>> Begin

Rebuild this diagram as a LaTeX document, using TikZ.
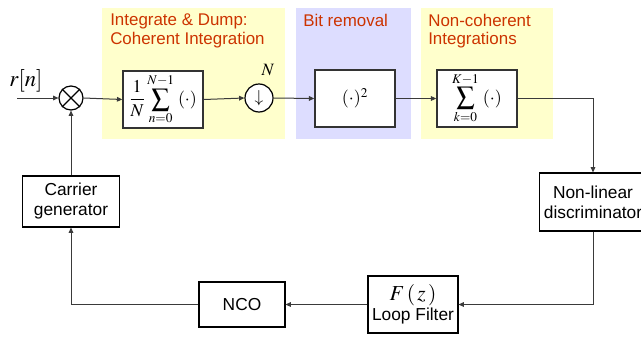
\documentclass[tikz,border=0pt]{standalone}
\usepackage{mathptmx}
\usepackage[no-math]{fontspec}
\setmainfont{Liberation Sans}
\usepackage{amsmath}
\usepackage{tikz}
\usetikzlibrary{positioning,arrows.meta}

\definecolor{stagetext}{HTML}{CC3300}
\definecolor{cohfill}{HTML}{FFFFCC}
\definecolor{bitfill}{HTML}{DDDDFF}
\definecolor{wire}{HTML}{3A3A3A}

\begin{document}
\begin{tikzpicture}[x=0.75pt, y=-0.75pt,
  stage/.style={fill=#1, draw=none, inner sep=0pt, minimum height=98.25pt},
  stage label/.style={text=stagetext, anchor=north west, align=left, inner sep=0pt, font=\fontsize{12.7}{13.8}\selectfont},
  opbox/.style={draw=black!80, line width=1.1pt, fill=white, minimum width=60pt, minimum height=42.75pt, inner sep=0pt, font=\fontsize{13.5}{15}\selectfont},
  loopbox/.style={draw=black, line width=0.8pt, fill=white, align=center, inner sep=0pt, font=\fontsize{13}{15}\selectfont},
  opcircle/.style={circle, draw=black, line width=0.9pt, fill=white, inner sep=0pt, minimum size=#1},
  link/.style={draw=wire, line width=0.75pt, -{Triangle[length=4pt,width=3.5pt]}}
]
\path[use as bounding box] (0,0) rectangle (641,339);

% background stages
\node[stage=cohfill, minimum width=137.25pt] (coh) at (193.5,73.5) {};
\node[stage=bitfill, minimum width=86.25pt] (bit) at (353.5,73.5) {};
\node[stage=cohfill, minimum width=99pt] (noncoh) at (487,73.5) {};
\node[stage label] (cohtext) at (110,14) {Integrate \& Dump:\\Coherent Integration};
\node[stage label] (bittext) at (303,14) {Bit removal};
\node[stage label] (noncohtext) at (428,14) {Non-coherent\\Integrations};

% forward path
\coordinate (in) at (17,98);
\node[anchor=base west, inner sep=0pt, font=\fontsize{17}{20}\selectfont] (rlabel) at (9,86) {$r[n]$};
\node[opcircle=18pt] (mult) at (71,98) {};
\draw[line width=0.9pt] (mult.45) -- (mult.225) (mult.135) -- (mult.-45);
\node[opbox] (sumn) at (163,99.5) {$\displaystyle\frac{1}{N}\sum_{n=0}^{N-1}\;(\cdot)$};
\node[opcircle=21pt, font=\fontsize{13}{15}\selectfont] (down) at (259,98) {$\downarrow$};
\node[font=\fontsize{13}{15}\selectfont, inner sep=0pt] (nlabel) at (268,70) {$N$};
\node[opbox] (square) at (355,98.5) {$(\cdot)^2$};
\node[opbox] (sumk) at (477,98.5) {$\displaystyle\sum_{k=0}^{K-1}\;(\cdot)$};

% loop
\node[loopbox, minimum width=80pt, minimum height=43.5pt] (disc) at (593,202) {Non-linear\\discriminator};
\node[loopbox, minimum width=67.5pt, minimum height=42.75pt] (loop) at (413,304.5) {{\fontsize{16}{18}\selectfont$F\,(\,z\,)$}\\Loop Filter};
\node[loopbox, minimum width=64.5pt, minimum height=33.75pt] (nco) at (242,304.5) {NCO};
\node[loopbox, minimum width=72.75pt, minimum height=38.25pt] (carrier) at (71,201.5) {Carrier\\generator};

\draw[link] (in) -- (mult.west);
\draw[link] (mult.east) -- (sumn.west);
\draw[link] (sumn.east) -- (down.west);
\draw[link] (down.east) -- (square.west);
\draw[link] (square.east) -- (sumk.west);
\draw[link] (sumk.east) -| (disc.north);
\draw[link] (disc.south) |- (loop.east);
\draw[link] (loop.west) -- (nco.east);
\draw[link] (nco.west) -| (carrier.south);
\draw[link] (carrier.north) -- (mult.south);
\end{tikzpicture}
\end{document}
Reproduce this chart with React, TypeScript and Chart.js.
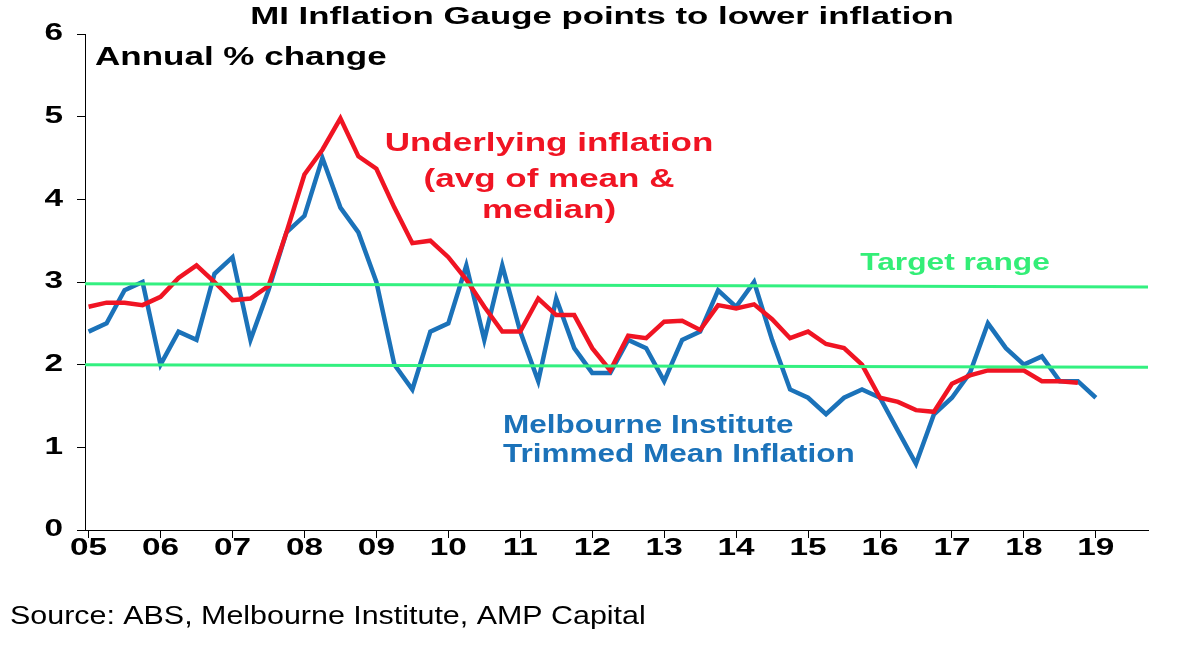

>> End

## YOUR OBJECTIVE
Pictures excluded, quote all the data above exactly.

## FINAL RESULT
Rebuild this diagram as a LaTeX document, using TikZ.
\documentclass[tikz,border=0pt]{standalone}
\usepackage{mathptmx}
\usepackage[no-math]{fontspec}
\setmainfont{Liberation Sans}
\usepackage{amsmath}
\usepackage{tikz}
\usetikzlibrary{positioning,arrows.meta}

\definecolor{stagetext}{HTML}{CC3300}
\definecolor{cohfill}{HTML}{FFFFCC}
\definecolor{bitfill}{HTML}{DDDDFF}
\definecolor{wire}{HTML}{3A3A3A}

\begin{document}
\begin{tikzpicture}[x=0.75pt, y=-0.75pt,
  stage/.style={fill=#1, draw=none, inner sep=0pt, minimum height=98.25pt},
  stage label/.style={text=stagetext, anchor=north west, align=left, inner sep=0pt, font=\fontsize{12.7}{13.8}\selectfont},
  opbox/.style={draw=black!80, line width=1.1pt, fill=white, minimum width=60pt, minimum height=42.75pt, inner sep=0pt, font=\fontsize{13.5}{15}\selectfont},
  loopbox/.style={draw=black, line width=0.8pt, fill=white, align=center, inner sep=0pt, font=\fontsize{13}{15}\selectfont},
  opcircle/.style={circle, draw=black, line width=0.9pt, fill=white, inner sep=0pt, minimum size=#1},
  link/.style={draw=wire, line width=0.75pt, -{Triangle[length=4pt,width=3.5pt]}}
]
\path[use as bounding box] (0,0) rectangle (641,339);

% background stages
\node[stage=cohfill, minimum width=137.25pt] (coh) at (193.5,73.5) {};
\node[stage=bitfill, minimum width=86.25pt] (bit) at (353.5,73.5) {};
\node[stage=cohfill, minimum width=99pt] (noncoh) at (487,73.5) {};
\node[stage label] (cohtext) at (110,14) {Integrate \& Dump:\\Coherent Integration};
\node[stage label] (bittext) at (303,14) {Bit removal};
\node[stage label] (noncohtext) at (428,14) {Non-coherent\\Integrations};

% forward path
\coordinate (in) at (17,98);
\node[anchor=base west, inner sep=0pt, font=\fontsize{17}{20}\selectfont] (rlabel) at (9,86) {$r[n]$};
\node[opcircle=18pt] (mult) at (71,98) {};
\draw[line width=0.9pt] (mult.45) -- (mult.225) (mult.135) -- (mult.-45);
\node[opbox] (sumn) at (163,99.5) {$\displaystyle\frac{1}{N}\sum_{n=0}^{N-1}\;(\cdot)$};
\node[opcircle=21pt, font=\fontsize{13}{15}\selectfont] (down) at (259,98) {$\downarrow$};
\node[font=\fontsize{13}{15}\selectfont, inner sep=0pt] (nlabel) at (268,70) {$N$};
\node[opbox] (square) at (355,98.5) {$(\cdot)^2$};
\node[opbox] (sumk) at (477,98.5) {$\displaystyle\sum_{k=0}^{K-1}\;(\cdot)$};

% loop
\node[loopbox, minimum width=80pt, minimum height=43.5pt] (disc) at (593,202) {Non-linear\\discriminator};
\node[loopbox, minimum width=67.5pt, minimum height=42.75pt] (loop) at (413,304.5) {{\fontsize{16}{18}\selectfont$F\,(\,z\,)$}\\Loop Filter};
\node[loopbox, minimum width=64.5pt, minimum height=33.75pt] (nco) at (242,304.5) {NCO};
\node[loopbox, minimum width=72.75pt, minimum height=38.25pt] (carrier) at (71,201.5) {Carrier\\generator};

\draw[link] (in) -- (mult.west);
\draw[link] (mult.east) -- (sumn.west);
\draw[link] (sumn.east) -- (down.west);
\draw[link] (down.east) -- (square.west);
\draw[link] (square.east) -- (sumk.west);
\draw[link] (sumk.east) -| (disc.north);
\draw[link] (disc.south) |- (loop.east);
\draw[link] (loop.west) -- (nco.east);
\draw[link] (nco.west) -| (carrier.south);
\draw[link] (carrier.north) -- (mult.south);
\end{tikzpicture}
\end{document}
Reproduce this chart with React, TypeScript and Chart.js.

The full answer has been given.